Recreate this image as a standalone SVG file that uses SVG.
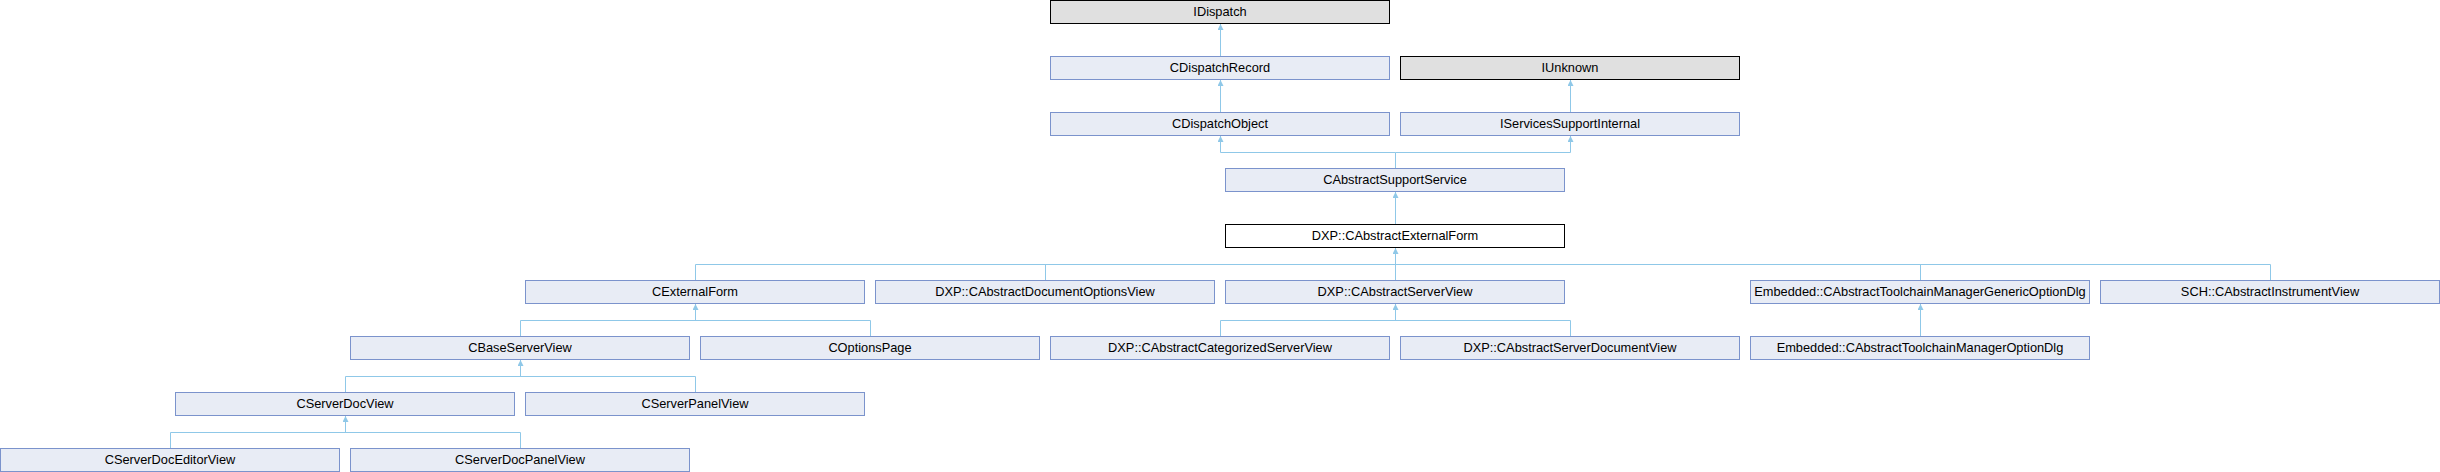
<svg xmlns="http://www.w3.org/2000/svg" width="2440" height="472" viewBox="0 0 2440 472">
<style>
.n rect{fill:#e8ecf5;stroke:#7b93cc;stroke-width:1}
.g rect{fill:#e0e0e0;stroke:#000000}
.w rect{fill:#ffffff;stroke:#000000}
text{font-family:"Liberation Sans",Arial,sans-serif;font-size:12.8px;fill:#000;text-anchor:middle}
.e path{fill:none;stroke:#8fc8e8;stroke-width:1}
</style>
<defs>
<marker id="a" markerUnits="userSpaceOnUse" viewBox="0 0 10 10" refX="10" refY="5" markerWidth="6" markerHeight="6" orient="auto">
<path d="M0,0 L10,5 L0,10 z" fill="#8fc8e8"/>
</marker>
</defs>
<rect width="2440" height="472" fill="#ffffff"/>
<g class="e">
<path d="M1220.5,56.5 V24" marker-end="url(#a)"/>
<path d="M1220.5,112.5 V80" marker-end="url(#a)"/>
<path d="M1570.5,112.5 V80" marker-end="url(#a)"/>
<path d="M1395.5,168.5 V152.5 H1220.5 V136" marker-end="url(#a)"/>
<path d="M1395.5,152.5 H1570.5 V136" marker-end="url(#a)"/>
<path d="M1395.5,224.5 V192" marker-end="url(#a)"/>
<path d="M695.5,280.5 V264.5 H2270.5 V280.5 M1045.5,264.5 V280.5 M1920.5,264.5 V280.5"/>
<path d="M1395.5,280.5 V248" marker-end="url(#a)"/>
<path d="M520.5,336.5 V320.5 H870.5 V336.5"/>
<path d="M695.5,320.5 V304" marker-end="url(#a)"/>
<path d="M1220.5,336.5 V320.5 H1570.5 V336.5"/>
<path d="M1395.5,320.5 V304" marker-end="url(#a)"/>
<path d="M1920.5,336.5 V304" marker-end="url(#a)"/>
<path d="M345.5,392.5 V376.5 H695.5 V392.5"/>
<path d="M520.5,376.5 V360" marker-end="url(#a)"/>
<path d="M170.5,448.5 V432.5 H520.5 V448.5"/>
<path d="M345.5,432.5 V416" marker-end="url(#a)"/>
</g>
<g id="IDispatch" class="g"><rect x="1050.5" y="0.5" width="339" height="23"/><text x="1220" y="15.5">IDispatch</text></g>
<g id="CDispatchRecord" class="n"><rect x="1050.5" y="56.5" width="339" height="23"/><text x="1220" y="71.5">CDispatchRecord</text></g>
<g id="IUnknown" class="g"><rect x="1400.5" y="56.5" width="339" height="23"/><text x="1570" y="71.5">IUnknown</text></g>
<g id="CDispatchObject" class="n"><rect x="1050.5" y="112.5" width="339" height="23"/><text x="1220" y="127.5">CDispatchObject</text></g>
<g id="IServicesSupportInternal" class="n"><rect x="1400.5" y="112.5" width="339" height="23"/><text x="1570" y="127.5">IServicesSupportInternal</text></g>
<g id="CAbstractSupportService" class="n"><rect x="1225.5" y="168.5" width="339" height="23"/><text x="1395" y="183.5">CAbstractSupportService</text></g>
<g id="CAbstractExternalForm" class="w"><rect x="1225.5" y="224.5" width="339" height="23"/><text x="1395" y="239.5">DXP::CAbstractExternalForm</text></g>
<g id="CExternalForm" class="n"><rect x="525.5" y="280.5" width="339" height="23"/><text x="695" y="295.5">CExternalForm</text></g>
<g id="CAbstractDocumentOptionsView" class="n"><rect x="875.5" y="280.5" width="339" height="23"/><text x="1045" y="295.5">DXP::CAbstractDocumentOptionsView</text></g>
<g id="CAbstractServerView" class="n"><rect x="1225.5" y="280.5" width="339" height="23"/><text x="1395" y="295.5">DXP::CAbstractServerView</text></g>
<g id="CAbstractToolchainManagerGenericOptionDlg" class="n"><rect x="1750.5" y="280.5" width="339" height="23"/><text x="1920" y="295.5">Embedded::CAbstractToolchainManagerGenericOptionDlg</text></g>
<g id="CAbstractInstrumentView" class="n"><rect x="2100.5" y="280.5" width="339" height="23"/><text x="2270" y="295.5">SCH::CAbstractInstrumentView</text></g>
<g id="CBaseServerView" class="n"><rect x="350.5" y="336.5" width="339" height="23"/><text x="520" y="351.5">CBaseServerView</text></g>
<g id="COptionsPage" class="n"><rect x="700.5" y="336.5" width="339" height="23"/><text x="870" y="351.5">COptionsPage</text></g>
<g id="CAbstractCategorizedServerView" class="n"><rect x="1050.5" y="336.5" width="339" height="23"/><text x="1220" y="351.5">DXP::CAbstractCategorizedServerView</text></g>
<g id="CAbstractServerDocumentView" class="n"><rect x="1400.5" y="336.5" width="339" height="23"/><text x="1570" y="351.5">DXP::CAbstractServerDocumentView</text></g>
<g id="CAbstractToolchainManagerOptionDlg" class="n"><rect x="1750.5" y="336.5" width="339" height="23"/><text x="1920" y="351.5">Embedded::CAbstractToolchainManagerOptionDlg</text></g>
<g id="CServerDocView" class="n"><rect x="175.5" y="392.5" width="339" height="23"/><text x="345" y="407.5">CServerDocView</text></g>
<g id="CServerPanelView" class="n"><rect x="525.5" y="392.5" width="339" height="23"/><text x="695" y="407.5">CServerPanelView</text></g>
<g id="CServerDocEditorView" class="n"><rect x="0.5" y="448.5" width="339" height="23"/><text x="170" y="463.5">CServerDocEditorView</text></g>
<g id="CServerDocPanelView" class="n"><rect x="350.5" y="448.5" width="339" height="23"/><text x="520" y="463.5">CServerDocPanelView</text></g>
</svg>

**Required work**
Leave the pictures out and output the rest of the listing exactly.

**Task response**
Recreate this image as a standalone SVG file that uses SVG.
<svg xmlns="http://www.w3.org/2000/svg" width="2440" height="472" viewBox="0 0 2440 472">
<style>
.n rect{fill:#e8ecf5;stroke:#7b93cc;stroke-width:1}
.g rect{fill:#e0e0e0;stroke:#000000}
.w rect{fill:#ffffff;stroke:#000000}
text{font-family:"Liberation Sans",Arial,sans-serif;font-size:12.8px;fill:#000;text-anchor:middle}
.e path{fill:none;stroke:#8fc8e8;stroke-width:1}
</style>
<defs>
<marker id="a" markerUnits="userSpaceOnUse" viewBox="0 0 10 10" refX="10" refY="5" markerWidth="6" markerHeight="6" orient="auto">
<path d="M0,0 L10,5 L0,10 z" fill="#8fc8e8"/>
</marker>
</defs>
<rect width="2440" height="472" fill="#ffffff"/>
<g class="e">
<path d="M1220.5,56.5 V24" marker-end="url(#a)"/>
<path d="M1220.5,112.5 V80" marker-end="url(#a)"/>
<path d="M1570.5,112.5 V80" marker-end="url(#a)"/>
<path d="M1395.5,168.5 V152.5 H1220.5 V136" marker-end="url(#a)"/>
<path d="M1395.5,152.5 H1570.5 V136" marker-end="url(#a)"/>
<path d="M1395.5,224.5 V192" marker-end="url(#a)"/>
<path d="M695.5,280.5 V264.5 H2270.5 V280.5 M1045.5,264.5 V280.5 M1920.5,264.5 V280.5"/>
<path d="M1395.5,280.5 V248" marker-end="url(#a)"/>
<path d="M520.5,336.5 V320.5 H870.5 V336.5"/>
<path d="M695.5,320.5 V304" marker-end="url(#a)"/>
<path d="M1220.5,336.5 V320.5 H1570.5 V336.5"/>
<path d="M1395.5,320.5 V304" marker-end="url(#a)"/>
<path d="M1920.5,336.5 V304" marker-end="url(#a)"/>
<path d="M345.5,392.5 V376.5 H695.5 V392.5"/>
<path d="M520.5,376.5 V360" marker-end="url(#a)"/>
<path d="M170.5,448.5 V432.5 H520.5 V448.5"/>
<path d="M345.5,432.5 V416" marker-end="url(#a)"/>
</g>
<g id="IDispatch" class="g"><rect x="1050.5" y="0.5" width="339" height="23"/><text x="1220" y="15.5">IDispatch</text></g>
<g id="CDispatchRecord" class="n"><rect x="1050.5" y="56.5" width="339" height="23"/><text x="1220" y="71.5">CDispatchRecord</text></g>
<g id="IUnknown" class="g"><rect x="1400.5" y="56.5" width="339" height="23"/><text x="1570" y="71.5">IUnknown</text></g>
<g id="CDispatchObject" class="n"><rect x="1050.5" y="112.5" width="339" height="23"/><text x="1220" y="127.5">CDispatchObject</text></g>
<g id="IServicesSupportInternal" class="n"><rect x="1400.5" y="112.5" width="339" height="23"/><text x="1570" y="127.5">IServicesSupportInternal</text></g>
<g id="CAbstractSupportService" class="n"><rect x="1225.5" y="168.5" width="339" height="23"/><text x="1395" y="183.5">CAbstractSupportService</text></g>
<g id="CAbstractExternalForm" class="w"><rect x="1225.5" y="224.5" width="339" height="23"/><text x="1395" y="239.5">DXP::CAbstractExternalForm</text></g>
<g id="CExternalForm" class="n"><rect x="525.5" y="280.5" width="339" height="23"/><text x="695" y="295.5">CExternalForm</text></g>
<g id="CAbstractDocumentOptionsView" class="n"><rect x="875.5" y="280.5" width="339" height="23"/><text x="1045" y="295.5">DXP::CAbstractDocumentOptionsView</text></g>
<g id="CAbstractServerView" class="n"><rect x="1225.5" y="280.5" width="339" height="23"/><text x="1395" y="295.5">DXP::CAbstractServerView</text></g>
<g id="CAbstractToolchainManagerGenericOptionDlg" class="n"><rect x="1750.5" y="280.5" width="339" height="23"/><text x="1920" y="295.5">Embedded::CAbstractToolchainManagerGenericOptionDlg</text></g>
<g id="CAbstractInstrumentView" class="n"><rect x="2100.5" y="280.5" width="339" height="23"/><text x="2270" y="295.5">SCH::CAbstractInstrumentView</text></g>
<g id="CBaseServerView" class="n"><rect x="350.5" y="336.5" width="339" height="23"/><text x="520" y="351.5">CBaseServerView</text></g>
<g id="COptionsPage" class="n"><rect x="700.5" y="336.5" width="339" height="23"/><text x="870" y="351.5">COptionsPage</text></g>
<g id="CAbstractCategorizedServerView" class="n"><rect x="1050.5" y="336.5" width="339" height="23"/><text x="1220" y="351.5">DXP::CAbstractCategorizedServerView</text></g>
<g id="CAbstractServerDocumentView" class="n"><rect x="1400.5" y="336.5" width="339" height="23"/><text x="1570" y="351.5">DXP::CAbstractServerDocumentView</text></g>
<g id="CAbstractToolchainManagerOptionDlg" class="n"><rect x="1750.5" y="336.5" width="339" height="23"/><text x="1920" y="351.5">Embedded::CAbstractToolchainManagerOptionDlg</text></g>
<g id="CServerDocView" class="n"><rect x="175.5" y="392.5" width="339" height="23"/><text x="345" y="407.5">CServerDocView</text></g>
<g id="CServerPanelView" class="n"><rect x="525.5" y="392.5" width="339" height="23"/><text x="695" y="407.5">CServerPanelView</text></g>
<g id="CServerDocEditorView" class="n"><rect x="0.5" y="448.5" width="339" height="23"/><text x="170" y="463.5">CServerDocEditorView</text></g>
<g id="CServerDocPanelView" class="n"><rect x="350.5" y="448.5" width="339" height="23"/><text x="520" y="463.5">CServerDocPanelView</text></g>
</svg>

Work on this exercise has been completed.